6 Conclusion and future directions

In this work, we consider random walk with restart (RWR) on hypergraphs after formally defining it (Definition 1). Then, we propose ARCHER (Algorithm 3) for its rapid and space-efficient computation. ARCHER is composed of two RWR computation methods (Algorithms 1 and 2) that are based on clique- and star-expanded graphs, respectively, of the input hypergraph. Since their relative performance heavily depends on datasets, ARCHER is equipped with a lightweight automatic method for selecting one between them.

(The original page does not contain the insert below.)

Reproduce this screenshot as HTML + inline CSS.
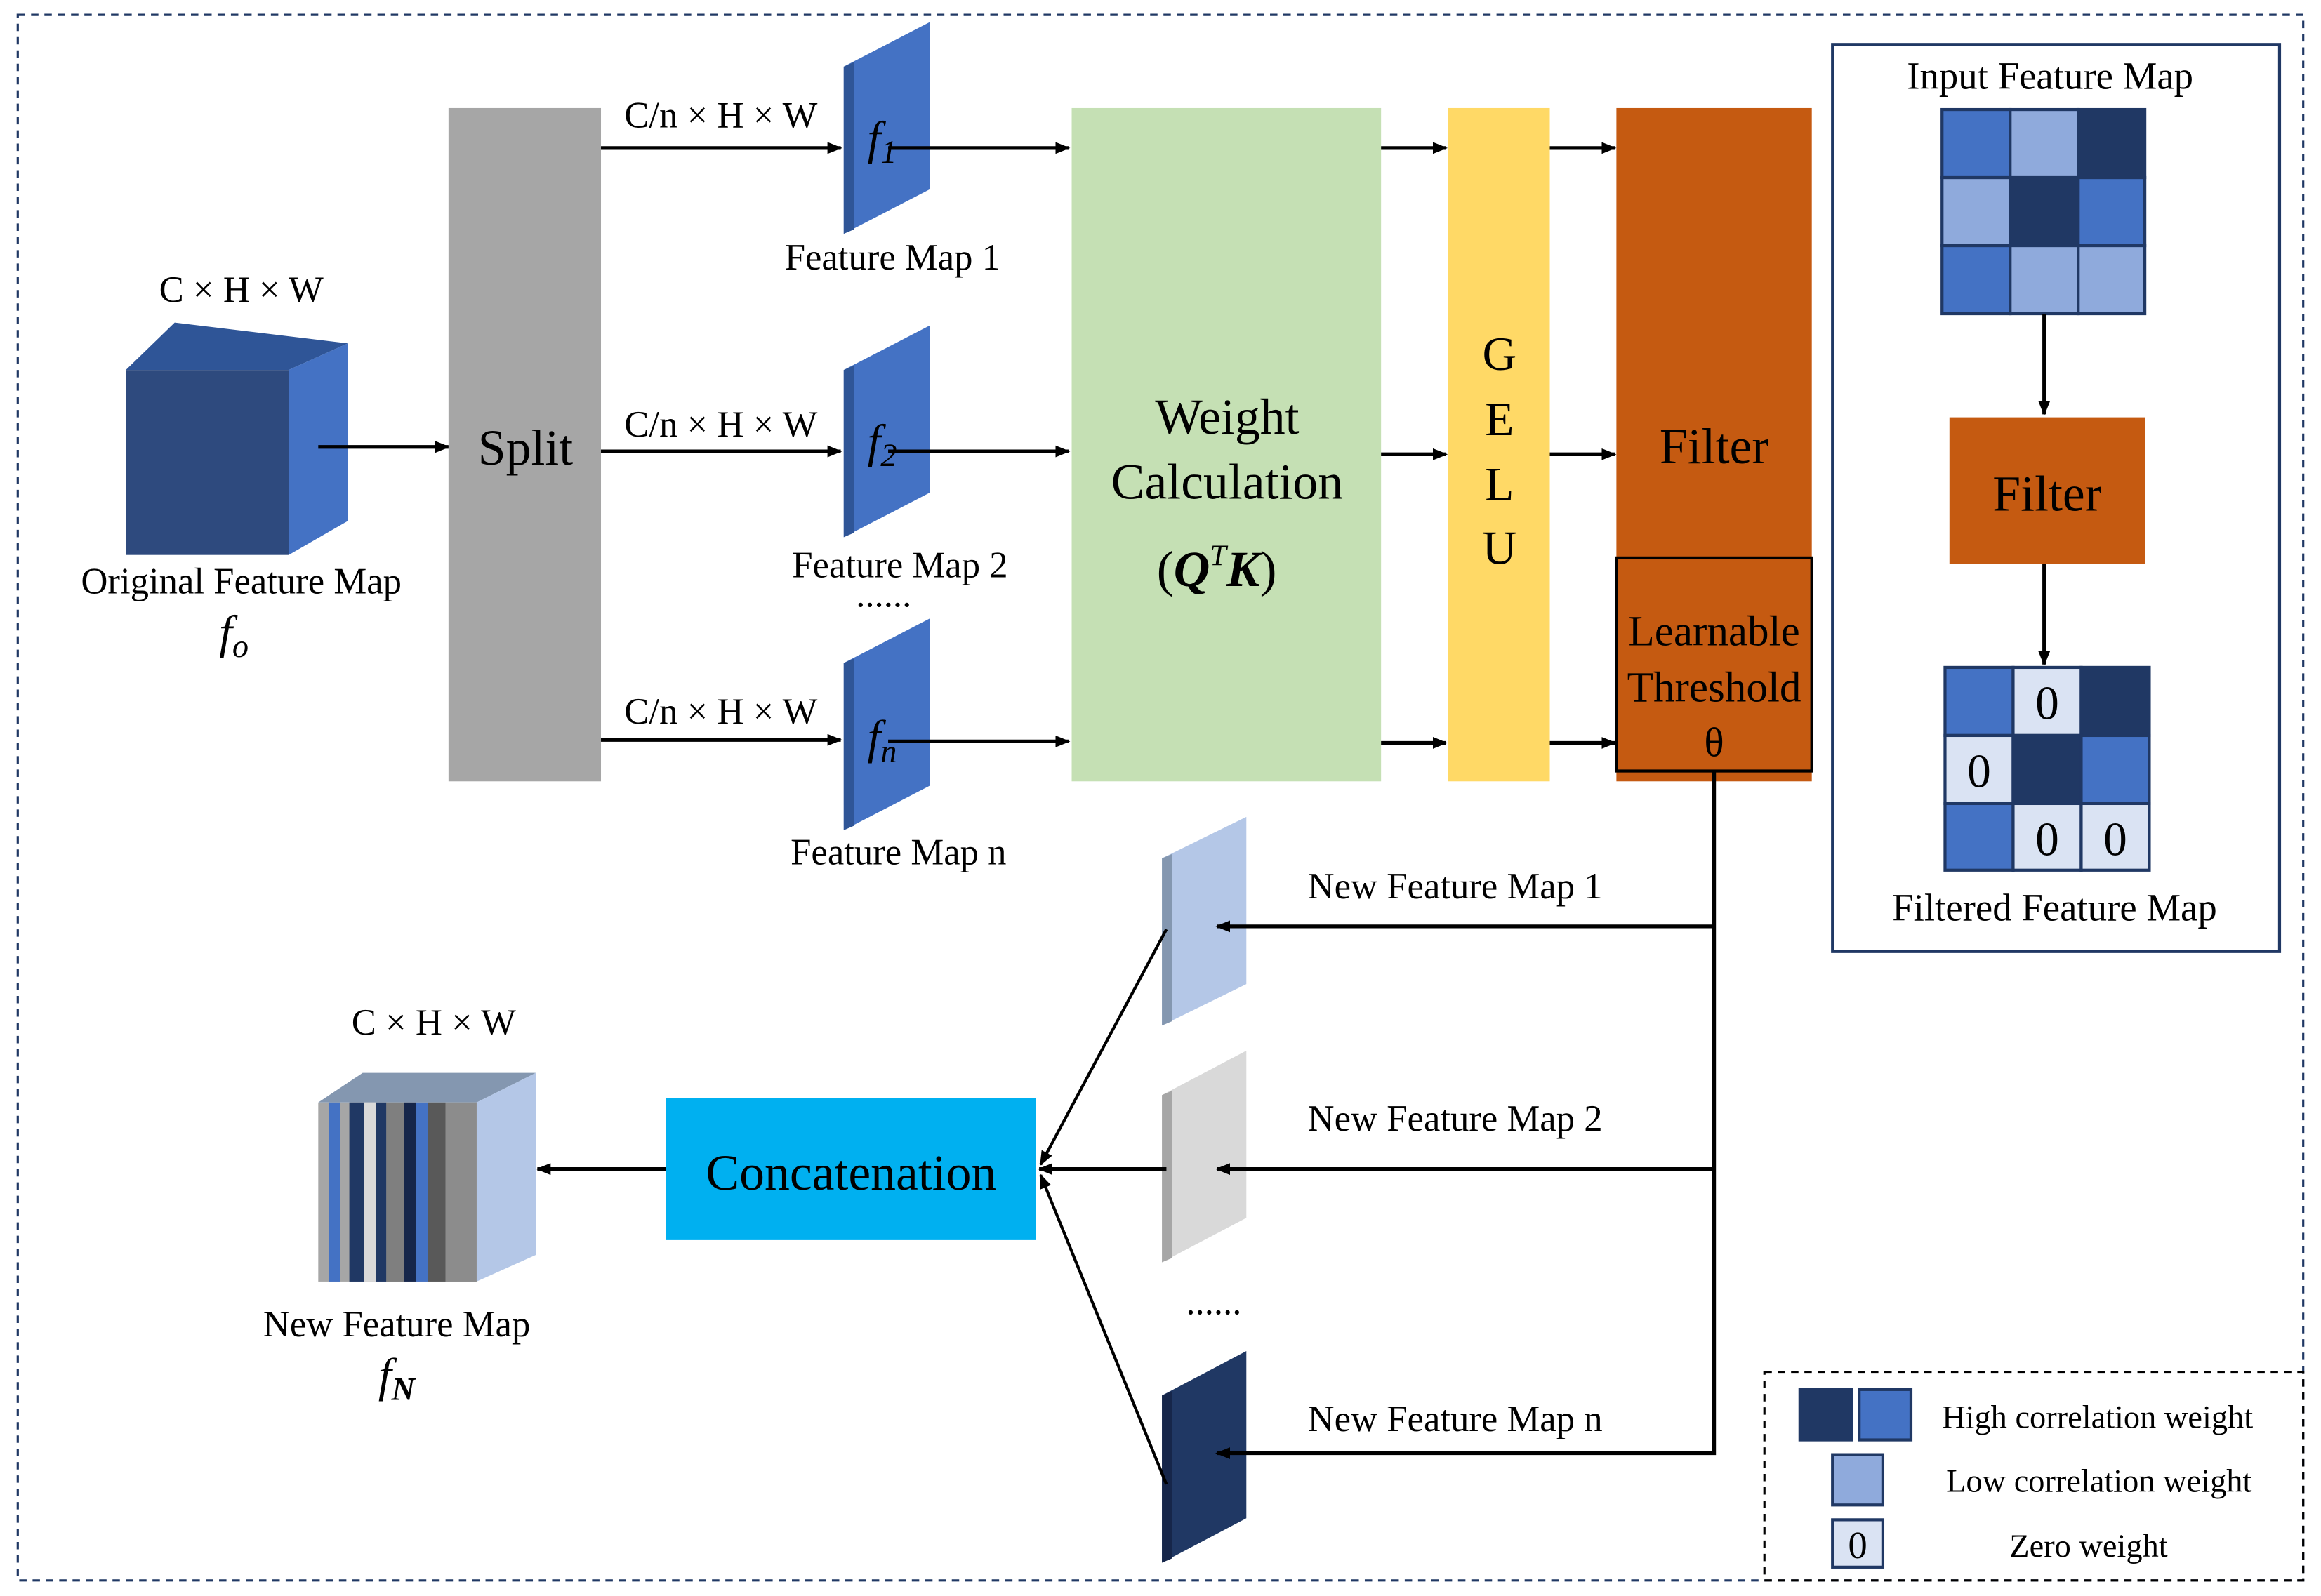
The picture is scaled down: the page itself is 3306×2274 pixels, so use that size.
<!DOCTYPE html>
<html><head><meta charset="utf-8"><style>
html,body{margin:0;padding:0;background:#fff}
svg{display:block}
text{font-family:"Liberation Serif",serif;fill:#000}
</style></head><body>
<svg width="3306" height="2274" viewBox="0 0 1568 1078.5" xmlns="http://www.w3.org/2000/svg">
<defs>
<marker id="a" markerWidth="10" markerHeight="8" refX="9" refY="4" orient="auto" markerUnits="userSpaceOnUse"><path d="M0,0 L10,4 L0,8 Z" fill="#000"/></marker>
</defs>
<rect x="12" y="10" width="1544" height="1058" fill="none" stroke="#203864" stroke-width="1.5" stroke-dasharray="5,4"/>

<polygon points="85,250 118,218 235,232 195,250" fill="#2F5597"/>
<polygon points="195,250 235,232 235,352 195,375" fill="#4472C4"/>
<rect x="85" y="250" width="110" height="125" fill="#2E4A7E"/>
<text x="163" y="204" font-size="25" text-anchor="middle">C × H × W</text>
<text x="163" y="401" font-size="25" text-anchor="middle">Original Feature Map</text>
<text x="158" y="438" font-size="32" font-style="italic" text-anchor="middle">f<tspan font-size="22" dy="6">o</tspan></text>
<line x1="215" y1="302" x2="303" y2="302" stroke="#000" stroke-width="2.5" marker-end="url(#a)"/>

<rect x="303" y="73" width="103" height="455" fill="#A6A6A6"/>
<text x="355" y="314" font-size="34" text-anchor="middle">Split</text>

<g stroke="#000" stroke-width="2.5">
<line x1="406" y1="100" x2="568" y2="100" marker-end="url(#a)"/>
<line x1="406" y1="305" x2="568" y2="305" marker-end="url(#a)"/>
<line x1="406" y1="500" x2="568" y2="500" marker-end="url(#a)"/>
</g>
<text x="487" y="86" font-size="25" text-anchor="middle">C/n × H × W</text>
<text x="487" y="295" font-size="25" text-anchor="middle">C/n × H × W</text>
<text x="487" y="489" font-size="25" text-anchor="middle">C/n × H × W</text>

<g>
<polygon points="570,45 628,15 628,128 570,158" fill="#4472C4"/>
<polygon points="570,45 577,42 577,155 570,158" fill="#2F5597"/>
<polygon points="570,250 628,220 628,333 570,363" fill="#4472C4"/>
<polygon points="570,250 577,247 577,360 570,363" fill="#2F5597"/>
<polygon points="570,448 628,418 628,531 570,561" fill="#4472C4"/>
<polygon points="570,448 577,445 577,558 570,561" fill="#2F5597"/>
</g>
<text x="586" y="104" font-size="32" font-style="italic">f<tspan font-size="22" dy="6">1</tspan></text>
<text x="586" y="309" font-size="32" font-style="italic">f<tspan font-size="22" dy="6">2</tspan></text>
<text x="586" y="509" font-size="32" font-style="italic">f<tspan font-size="22" dy="6">n</tspan></text>
<text x="603" y="182" font-size="25" text-anchor="middle">Feature Map 1</text>
<text x="608" y="390" font-size="25" text-anchor="middle">Feature Map 2</text>
<text x="597" y="410" font-size="25" text-anchor="middle">......</text>
<text x="607" y="584" font-size="25" text-anchor="middle">Feature Map n</text>

<g stroke="#000" stroke-width="2.5">
<line x1="600" y1="100" x2="722" y2="100" marker-end="url(#a)"/>
<line x1="600" y1="305" x2="722" y2="305" marker-end="url(#a)"/>
<line x1="600" y1="501" x2="722" y2="501" marker-end="url(#a)"/>
</g>

<rect x="724" y="73" width="209" height="455" fill="#C5E0B4"/>
<text x="829" y="293" font-size="34" text-anchor="middle">Weight</text>
<text x="829" y="337" font-size="34" text-anchor="middle">Calculation</text>
<text x="822" y="396" font-size="34" text-anchor="middle">(<tspan font-weight="bold" font-style="italic">Q</tspan><tspan font-size="20" dy="-14" font-style="italic">T</tspan><tspan dy="14" font-weight="bold" font-style="italic">K</tspan>)</text>

<g stroke="#000" stroke-width="2.5">
<line x1="933" y1="100" x2="977" y2="100" marker-end="url(#a)"/>
<line x1="933" y1="307" x2="977" y2="307" marker-end="url(#a)"/>
<line x1="933" y1="502" x2="977" y2="502" marker-end="url(#a)"/>
<line x1="1047" y1="100" x2="1091" y2="100" marker-end="url(#a)"/>
<line x1="1047" y1="307" x2="1091" y2="307" marker-end="url(#a)"/>
<line x1="1047" y1="502" x2="1091" y2="502" marker-end="url(#a)"/>
</g>
<rect x="978" y="73" width="69" height="455" fill="#FFD966"/>
<g font-size="32" text-anchor="middle">
<text x="1013" y="250">G</text><text x="1013" y="294">E</text><text x="1013" y="338">L</text><text x="1013" y="381">U</text>
</g>

<rect x="1092" y="73" width="132" height="455" fill="#C55A11"/>
<text x="1158" y="313" font-size="34" text-anchor="middle">Filter</text>
<rect x="1092" y="377" width="132" height="144" fill="none" stroke="#000" stroke-width="2"/>
<text x="1158" y="436" font-size="29" text-anchor="middle">Learnable</text>
<text x="1158" y="474" font-size="29" text-anchor="middle">Threshold</text>
<text x="1158" y="511" font-size="28" text-anchor="middle">θ</text>

<rect x="1238" y="30" width="302" height="613" fill="#fff" stroke="#203864" stroke-width="2"/>
<text x="1385" y="60" font-size="26" text-anchor="middle">Input Feature Map</text>
<g stroke="#203864" stroke-width="2">
<rect x="1312" y="74" width="46" height="46" fill="#4472C4"/><rect x="1358" y="74" width="46" height="46" fill="#8FAADC"/><rect x="1404" y="74" width="45" height="46" fill="#203864"/>
<rect x="1312" y="120" width="46" height="46" fill="#8FAADC"/><rect x="1358" y="120" width="46" height="46" fill="#203864"/><rect x="1404" y="120" width="45" height="46" fill="#4472C4"/>
<rect x="1312" y="166" width="46" height="46" fill="#4472C4"/><rect x="1358" y="166" width="46" height="46" fill="#8FAADC"/><rect x="1404" y="166" width="45" height="46" fill="#8FAADC"/>
</g>
<line x1="1381" y1="212" x2="1381" y2="280" stroke="#000" stroke-width="2.5" marker-end="url(#a)"/>
<rect x="1317" y="282" width="132" height="99" fill="#C55A11"/>
<text x="1383" y="345" font-size="34" text-anchor="middle">Filter</text>
<line x1="1381" y1="381" x2="1381" y2="449" stroke="#000" stroke-width="2.5" marker-end="url(#a)"/>
<g stroke="#203864" stroke-width="2">
<rect x="1314" y="451" width="46" height="46" fill="#4472C4"/><rect x="1360" y="451" width="46" height="46" fill="#DAE3F3"/><rect x="1406" y="451" width="46" height="46" fill="#203864"/>
<rect x="1314" y="497" width="46" height="46" fill="#DAE3F3"/><rect x="1360" y="497" width="46" height="46" fill="#203864"/><rect x="1406" y="497" width="46" height="46" fill="#4472C4"/>
<rect x="1314" y="543" width="46" height="45" fill="#4472C4"/><rect x="1360" y="543" width="46" height="45" fill="#DAE3F3"/><rect x="1406" y="543" width="46" height="45" fill="#DAE3F3"/>
</g>
<g font-size="32" text-anchor="middle">
<text x="1383" y="486">0</text><text x="1337" y="532">0</text><text x="1383" y="578">0</text><text x="1429" y="578">0</text>
</g>
<text x="1388" y="622" font-size="26" text-anchor="middle">Filtered Feature Map</text>

<polygon points="785,580 842,552 842,665 785,693" fill="#B4C7E7"/>
<polygon points="785,580 792,577 792,690 785,693" fill="#8497B0"/>
<polygon points="785,740 842,710 842,823 785,853" fill="#D9D9D9"/>
<polygon points="785,740 792,737 792,850 785,853" fill="#A6A6A6"/>
<polygon points="785,943 842,913 842,1026 785,1056" fill="#203864"/>
<polygon points="785,943 792,940 792,1053 785,1056" fill="#16264A"/>
<text x="983" y="607" font-size="25" text-anchor="middle">New Feature Map 1</text>
<text x="983" y="764" font-size="25" text-anchor="middle">New Feature Map 2</text>
<text x="820" y="888" font-size="25" text-anchor="middle">......</text>
<text x="983" y="967" font-size="25" text-anchor="middle">New Feature Map n</text>

<g stroke="#000" stroke-width="2.5" fill="none">
<polyline points="1158,521 1158,982 822,982" marker-end="url(#a)"/>
<line x1="1158" y1="626" x2="822" y2="626" marker-end="url(#a)"/>
<line x1="1158" y1="790" x2="822" y2="790" marker-end="url(#a)"/>
</g>

<g stroke="#000" stroke-width="2" fill="none">
<line x1="788" y1="628" x2="703" y2="787" marker-end="url(#a)"/>
<line x1="788" y1="790" x2="702" y2="790" marker-end="url(#a)" stroke-width="2.5"/>
<line x1="788" y1="1003" x2="703" y2="794" marker-end="url(#a)"/>
</g>
<rect x="450" y="742" width="250" height="96" fill="#00B0F0"/>
<text x="575" y="804" font-size="34" text-anchor="middle">Concatenation</text>
<line x1="450" y1="790" x2="363" y2="790" stroke="#000" stroke-width="2.5" marker-end="url(#a)"/>

<polygon points="215,745 245,725 362,725 322,745" fill="#8497B0"/>
<polygon points="322,745 362,725 362,848 322,866" fill="#B4C7E7"/>
<rect x="215" y="745" width="107" height="121" fill="#A6A6A6"/>
<rect x="222" y="745" width="8" height="121" fill="#4472C4"/>
<rect x="236" y="745" width="10" height="121" fill="#203864"/>
<rect x="246" y="745" width="8" height="121" fill="#D9D9D9"/>
<rect x="254" y="745" width="7" height="121" fill="#203864"/>
<rect x="261" y="745" width="12" height="121" fill="#7F7F7F"/>
<rect x="273" y="745" width="8" height="121" fill="#16264A"/>
<rect x="281" y="745" width="8" height="121" fill="#4472C4"/>
<rect x="289" y="745" width="12" height="121" fill="#595959"/>
<rect x="301" y="745" width="21" height="121" fill="#8C8C8C"/>
<text x="293" y="699" font-size="25" text-anchor="middle">C × H × W</text>
<text x="268" y="903" font-size="25" text-anchor="middle">New Feature Map</text>
<text x="268" y="940" font-size="32" font-style="italic" text-anchor="middle">f<tspan font-size="22" dy="6" font-weight="bold">N</tspan></text>

<rect x="1192" y="927" width="364" height="141" fill="none" stroke="#000" stroke-width="1.5" stroke-dasharray="5,4"/>
<g stroke="#203864" stroke-width="2">
<rect x="1216" y="939" width="35" height="34" fill="#203864"/>
<rect x="1256" y="939" width="35" height="34" fill="#4472C4"/>
<rect x="1238" y="983" width="34" height="34" fill="#8FAADC"/>
<rect x="1238" y="1027" width="34" height="32" fill="#DAE3F3"/>
</g>
<text x="1255" y="1053" font-size="26" text-anchor="middle">0</text>
<text x="1417" y="965" font-size="22" text-anchor="middle">High correlation weight</text>
<text x="1418" y="1008" font-size="22" text-anchor="middle">Low correlation weight</text>
<text x="1411" y="1052" font-size="22" text-anchor="middle">Zero weight</text>
</svg>
</body></html>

Using 18 real-world hypergraphs, we substantiate the speed and space efficiency of ARCHER (Figs. 3 and 4), revealing that these qualities are attributed to the complementary nature of the two RWR computation methods and the accuracy of the automatic selection method (Fig. 5). In addition, we introduce anomaly detection as an application of RWR on hypergraphs and show the empirical effectiveness of RWR on it (Fig. 7).

As potential directions for future work, we intend to extend our framework to incorporate approximate RWR computation algorithms, as discussed in Sect. 2.2. Furthermore, the present automatic selection algorithm in Sect. 3.4 is grounded in empirical observations, in which we plan to develop theoretically grounded yet efficient selection algorithms.